Quatre médecins sur dix jugent l'exercice en CPTS « positif » et un peu plus d'un sur dix (13 %) considèrent que les CPTS représentent un mode d’organisation incontournable dans les années à venir. Là aussi, les profils des médecins de famille adhérents à une CPTS sont spécifiques : il s'agit plus souvent de femmes, de médecins exerçant en groupe ou dans des maisons de santé pluriprofessionnelles (MSP). La part de médecins en CPTS est plus élevée dans la région Provence-Alpes-Côte d’Azur (29 %) et dans les Pays de la Loire (27 %) que dans le reste du territoire.
En revanche, l'appréciation de l'aide des assistants médicaux mise en place en 2018 reste mitigée. Si la plupart des médecins sondés ont déjà entendu parler de ce dispositif (91 %), seuls 5 % déclarent travailler avec ce nouveau type de professionnel début 2022. Parmi les médecins qui ne l'ont pas fait, 59 % ne le souhaitent pas et 11 % le souhaiterait.

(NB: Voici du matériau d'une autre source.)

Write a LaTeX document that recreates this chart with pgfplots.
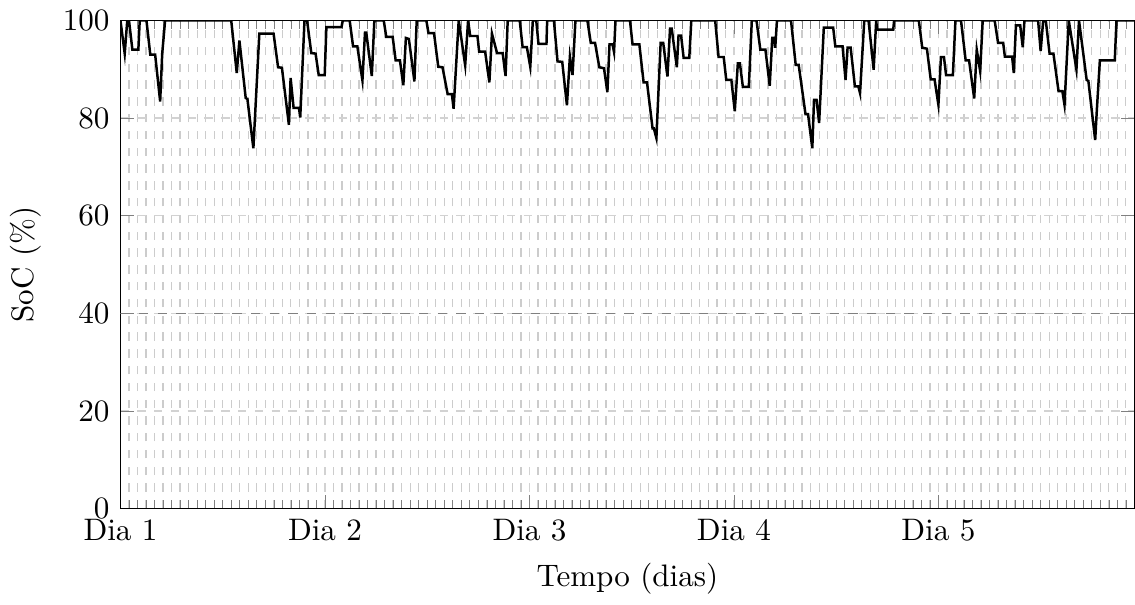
\documentclass[border=0pt]{standalone}
\usepackage{pgfplots}
\pgfplotsset{compat=1.18}
\begin{document}
\begin{tikzpicture}
\begin{axis}[
  scale only axis,
  width=326pt, height=157pt,
  xmin=0, xmax=119, ymin=0, ymax=100,
  xtick={0,24,48,72,96},
  xticklabels={Dia 1,Dia 2,Dia 3,Dia 4,Dia 5},
  minor xtick={0,1,...,119},
  ytick={0,20,40,60,80,100},
  grid=both,
  major grid style={dash pattern=on 2.7pt off 2.7pt, gray!35},
  minor grid style={dash pattern=on 2.7pt off 2.7pt, gray!40},
  xlabel={Tempo (dias)},
  ylabel={SoC (\%)},
  tick align=inside,
]
\addplot[gray, dashed, forget plot] coordinates {(0,40) (119,40)};
\addplot[black, thick] coordinates {
(0,100) (0.5,93.2) (0.8,100) (1.0,100) (1.4,94) (2.1,94) (2.26,100) (3.05,100) (3.5,93) (4.07,93) (4.66,83.4) (4.9,93.2) (5.24,100) (13.0,100) (13.65,89.2) (13.96,95.9) (14.7,84.1) (14.9,83.9) (15.6,73.8) (16.3,97.3) (17.97,97.3) (18.5,90.4) (18.95,90.3) (19.77,78.6) (19.97,88.2) (20.32,82.1) (20.95,82.1) (21.1,80.1) (21.6,100) (21.9,100) (22.4,93.3) (22.9,93.2) (23.27,88.8) (23.97,88.8) (24.17,98.6) (25.94,98.6) (26.1,100) (26.9,100) (27.3,94.7) (27.8,94.7) (28.4,87.7) (28.7,97.5) (28.85,97.5) (29.5,88.6) (29.8,100) (30.9,100) (31.2,96.6) (31.95,96.6) (32.3,91.8) (32.8,91.8) (33.2,86.7) (33.5,96.4) (33.85,96.2) (34.5,87.5) (34.77,100) (35.9,100) (36.15,97.4) (36.8,97.4) (37.3,90.5) (37.8,90.4) (38.4,84.9) (38.9,84.9) (39.1,81.9) (39.7,100) (40.46,90.8) (40.8,100) (41.05,96.8) (41.9,96.8) (42.1,93.6) (42.8,93.6) (43.3,87.3) (43.6,97.3) (44.2,93.3) (44.86,93.3) (45.2,88.6) (45.45,100) (46.86,100) (47.2,94.5) (47.7,94.5) (48.1,90.5) (48.4,100) (48.8,100) (49.06,95.2) (50.0,95.2) (50.08,100) (50.87,100) (51.3,91.6) (51.85,91.5) (52.4,82.6) (52.75,92.6) (53.06,88.8) (53.4,100) (54.8,100) (55.2,95.4) (55.7,95.4) (56.2,90.4) (56.75,90.2) (57.15,85.3) (57.4,95.1) (57.75,95.1) (57.93,93.5) (58.1,100) (59.8,100) (60.1,95.1) (60.9,95.1) (61.4,87.3) (61.8,87.3) (62.45,77.9) (62.6,77.9) (62.9,75.9) (63.4,95.4) (63.7,95.4) (64.2,88.5) (64.5,98.3) (64.7,98.3) (65.3,90.4) (65.5,96.9) (65.8,96.9) (66.1,92.3) (66.76,92.3) (67.0,100) (69.8,100) (70.2,92.5) (70.8,92.5) (71.1,87.8) (71.7,87.8) (72.1,81.4) (72.46,91.2) (72.7,91.2) (73.05,86.4) (73.75,86.4) (74.1,100) (74.65,100) (75.1,94) (75.7,94) (76.2,86.6) (76.5,96.4) (76.7,96.4) (76.85,94.4) (77.05,100) (78.7,100) (79.25,90.9) (79.6,90.9) (80.4,80.8) (80.7,80.8) (81.2,73.8) (81.4,83.7) (81.7,83.7) (82.0,79) (82.55,98.5) (83.65,98.5) (83.9,94.7) (84.75,94.7) (85.1,87.8) (85.34,94.4) (85.7,94.4) (86.2,86.5) (86.6,86.5) (86.8,85.1) (87.3,100) (87.8,100) (88.4,89.9) (88.7,100) (88.8,98.1) (90.7,98.1) (90.8,100) (93.7,100) (94.1,94.4) (94.65,94.2) (95.1,87.9) (95.55,87.9) (96.0,82.7) (96.3,92.5) (96.65,92.5) (96.9,88.8) (97.7,88.8) (98.0,100) (98.65,100) (99.2,91.8) (99.6,91.8) (100.2,84) (100.5,94) (100.9,89.6) (101.2,100) (102.6,100) (103.0,95.4) (103.6,95.4) (103.8,92.6) (104.65,92.6) (104.85,89.2) (105.1,99) (105.6,99) (105.9,94.5) (106.1,100) (107.7,100) (108.0,93.7) (108.3,100) (108.6,100) (109.05,93.2) (109.5,93.2) (110.1,85.5) (110.55,85.5) (110.8,82.7) (111.3,100) (112.2,89.9) (112.5,100) (113.4,87.8) (113.6,87.6) (114.4,75.5) (114.6,81.8) (114.95,91.8) (116.7,91.8) (116.9,100) (119,100)
};
\end{axis}
\end{tikzpicture}
\end{document}
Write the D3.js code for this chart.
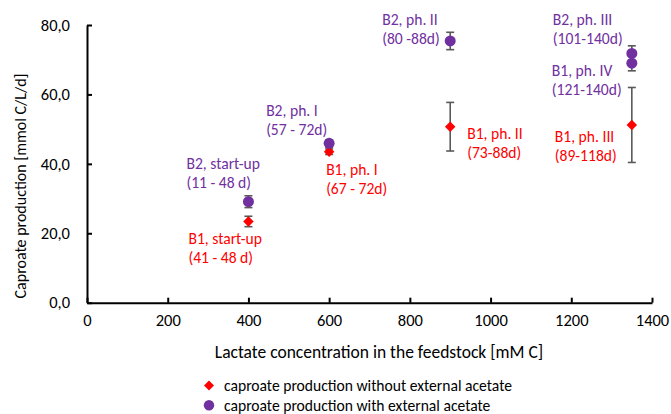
<!DOCTYPE html>
<html>
<head>
<meta charset="utf-8">
<script src="https://cdn.jsdelivr.net/npm/d3@7"></script>
<style>
  body { margin: 0; background: #fff; }
  svg text { font-family: Carlito, Calibri, "Open Sans", sans-serif; }
</style>
</head>
<body>
<svg id="chart" width="671" height="414"></svg>
<script>
// lactate in feed [mM C], caproate production [mmol C/L/d], error (+/-)
var noAcetateX = [400, 600, 900, 1350];
var noAcetateY = [23.4, 43.5, 50.7, 51.2];
var noAcetateErr = [1.5, 0.8, 7.0, 10.8];
var noAcetateLabels = [["B1, start-up", "(41 - 48 d)"], ["B1, ph. I", "(67 - 72d)"], ["B1, ph. II", "(73-88d)"], ["B1, ph. III", "(89-118d)"]];

var withAcetateX = [400, 600, 900, 1350, 1350];
var withAcetateY = [29.1, 45.9, 75.4, 71.8, 69.0];
var withAcetateErr = [1.7, 1.0, 2.5, 2.2, 2.2];
var withAcetateLabels = [["B2, start-up", "(11 - 48 d)"], ["B2, ph. I", "(57 - 72d)"], ["B2, ph. II", "(80 -88d)"], ["B2, ph. III", "(101-140d)"], ["B1, ph. IV", "(121-140d)"]];

var xTicks = [0, 200, 400, 600, 800, 1000, 1200, 1400];
var yTicks = [0, 20, 40, 60, 80];
var legendLabels = ["caproate production without external acetate", "caproate production with external acetate"];

// label offsets from their point, in px (left edge, first line centre)
var noAcetateOff = [[-60, 16.5], [-3, 17], [17, 6], [-77, 11]];
var withAcetateOff = [[-62, -39], [-63, -33], [-68, -22], [-79, -34.5], [-80, 7]];

var red = "#ff0000", purple = "#7030a0", errColor = "#595959";
var font = "Carlito, Calibri, 'Open Sans', sans-serif";

var svg = d3.select("#chart");
var x = d3.scaleLinear().domain([0, 1400]).range([87, 652]);
var y = d3.scaleLinear().domain([0, 80]).range([302.7, 25]);

// axes
var xAxis = svg.append("g").attr("transform", "translate(0," + y(0) + ")")
  .call(d3.axisBottom(x).tickValues(xTicks).tickSizeInner(-5).tickSizeOuter(0).tickPadding(12).tickFormat(d3.format("d")));
var yAxis = svg.append("g").attr("transform", "translate(" + x(0) + ",0)")
  .call(d3.axisLeft(y).tickValues(yTicks).tickSizeInner(-5).tickSizeOuter(0).tickPadding(17)
    .tickFormat(function(d){ return d3.format(".1f")(d).replace(".", ","); }));
[xAxis, yAxis].forEach(function(a){
  a.select(".domain").attr("stroke", "#000").attr("stroke-width", 2);
  a.selectAll(".tick line").attr("stroke", "#000").attr("stroke-width", 2);
  a.selectAll(".tick text").attr("font-size", 16.5).attr("fill", "#000").style("font-family", font);
});

svg.append("text")
  .attr("x", 379).attr("y", 352).attr("dominant-baseline", "central")
  .attr("text-anchor", "middle").attr("font-size", 17.5)
  .text("Lactate concentration in the feedstock [mM C]");
svg.append("text")
  .attr("transform", "translate(20,186) rotate(-90)").attr("dominant-baseline", "central")
  .attr("text-anchor", "middle").attr("font-size", 16)
  .text("Caproate production [mmol C/L/d]");

function drawSeries(xs, ys, errs, color, shape) {
  var g = svg.append("g");
  var data = xs.map(function(d, i){ return {x: d, y: ys[i], e: errs[i]}; });
  var eb = g.selectAll(".err").data(data).enter().append("g").attr("stroke", errColor).attr("stroke-width", 1.6);
  eb.append("line").attr("x1", function(d){ return x(d.x); }).attr("x2", function(d){ return x(d.x); })
    .attr("y1", function(d){ return y(d.y - d.e); }).attr("y2", function(d){ return y(d.y + d.e); });
  [-1, 1].forEach(function(s){
    eb.append("line").attr("x1", function(d){ return x(d.x) - 4; }).attr("x2", function(d){ return x(d.x) + 4; })
      .attr("y1", function(d){ return y(d.y + s * d.e); }).attr("y2", function(d){ return y(d.y + s * d.e); });
  });
  g.selectAll(".pt").data(data).enter().append("path")
    .attr("d", d3.symbol().type(shape).size(shape === d3.symbolCircle ? 95 : 55))
    .attr("transform", function(d){ return "translate(" + x(d.x) + "," + y(d.y) + ")" + (shape === d3.symbolSquare ? " rotate(45)" : ""); })
    .attr("fill", color);
}

function drawLabels(xs, ys, labels, offs, color) {
  labels.forEach(function(l, i){
    var t = svg.append("text").attr("fill", color).attr("font-size", 15.6)
      .attr("x", x(xs[i]) + offs[i][0]).attr("y", y(ys[i]) + offs[i][1]).attr("dominant-baseline", "central");
    l.forEach(function(line, j){
      t.append("tspan").attr("x", x(xs[i]) + offs[i][0]).attr("dy", j === 0 ? 0 : 19).text(line);
    });
  });
}

drawSeries(noAcetateX, noAcetateY, noAcetateErr, red, d3.symbolSquare);
drawSeries(withAcetateX, withAcetateY, withAcetateErr, purple, d3.symbolCircle);
drawLabels(noAcetateX, noAcetateY, noAcetateLabels, noAcetateOff, red);
drawLabels(withAcetateX, withAcetateY, withAcetateLabels, withAcetateOff, purple);

// legend
var legend = svg.append("g").attr("transform", "translate(209,385.5)");
var shapes = [d3.symbolSquare, d3.symbolCircle], colors = [red, purple];
legendLabels.forEach(function(l, i){
  var row = legend.append("g").attr("transform", "translate(0," + i * 19.8 + ")");
  row.append("path").attr("d", d3.symbol().type(shapes[i]).size(i === 0 ? 50 : 85))
    .attr("transform", i === 0 ? "rotate(45)" : null).attr("fill", colors[i]);
  row.append("text").attr("x", 15).attr("dominant-baseline", "central").attr("font-size", 15.6).text(l);
});
</script>
</body>
</html>
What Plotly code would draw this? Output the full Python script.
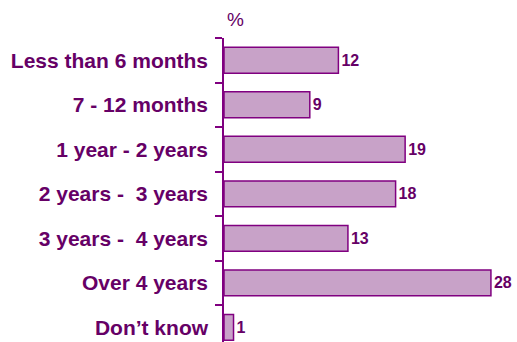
import plotly.graph_objects as go

categories = [
    "Less than 6 months",
    "7 - 12 months",
    "1 year - 2 years",
    "2 years -  3 years",
    "3 years -  4 years",
    "Over 4 years",
    "Don\u2019t know",
]
values = [12, 9, 19, 18, 13, 28, 1]

TEXT = "#660066"
EDGE = "#800080"
FILL = "#C8A2C8"
FONT = "Arial, Liberation Sans"

fig = go.Figure(
    go.Bar(
        x=values,
        y=categories,
        orientation="h",
        width=0.58,
        marker=dict(color=FILL, line=dict(color=EDGE, width=1.5)),
        text=[str(v) for v in values],
        textposition="outside",
        textfont=dict(family=FONT, size=16, color=TEXT),
        texttemplate="<b>%{text}</b>",
        cliponaxis=False,
    )
)

fig.update_layout(
    width=517,
    height=342,
    margin=dict(l=224, r=7, t=38, b=0),
    paper_bgcolor="white",
    plot_bgcolor="white",
    showlegend=False,
    font=dict(family=FONT, color=TEXT),
    xaxis=dict(range=[0, 30], visible=False),
    yaxis=dict(
        type="category",
        categoryorder="array",
        categoryarray=categories,
        range=[6.33, -0.5],
        showline=True,
        linecolor=EDGE,
        linewidth=1.5,
        ticks="outside",
        tickson="boundaries",
        ticklen=7,
        tickcolor=EDGE,
        tickwidth=1.5,
        ticklabelstandoff=10,
        tickfont=dict(family=FONT, size=21, color=TEXT),
        tickprefix="<b>",
        ticksuffix="</b>",
        showgrid=False,
        zeroline=False,
    ),
    annotations=[
        dict(
            text="%",
            xref="paper",
            yref="paper",
            x=0,
            y=1,
            xshift=1,
            yshift=6,
            xanchor="left",
            yanchor="bottom",
            showarrow=False,
            font=dict(family=FONT, size=19, color=TEXT),
        )
    ],
)

fig.write_html("out.html")
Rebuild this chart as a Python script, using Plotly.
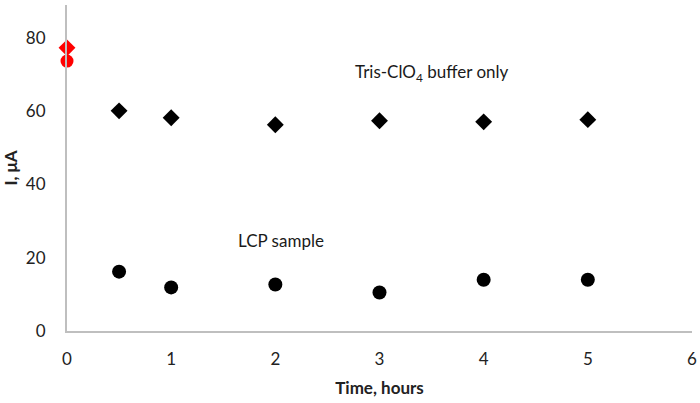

Leurs opinions sur l'intérêt de ce dispositif sont très partagées : 47 % estiment que les assistants médicaux ne constitue pas une solution pour mieux répondre aux sollicitations des patients, tandis que 41 % jugent le contraire. L'assouplissement des conditions d'embauche d'un assistant médical prévu dans le règlement arbitral pourrait peut-être changer la donne et permettre d'atteindre les 10 000 contrats d'aides attendus d'ici à 2025 (contre 3 000 actuellement).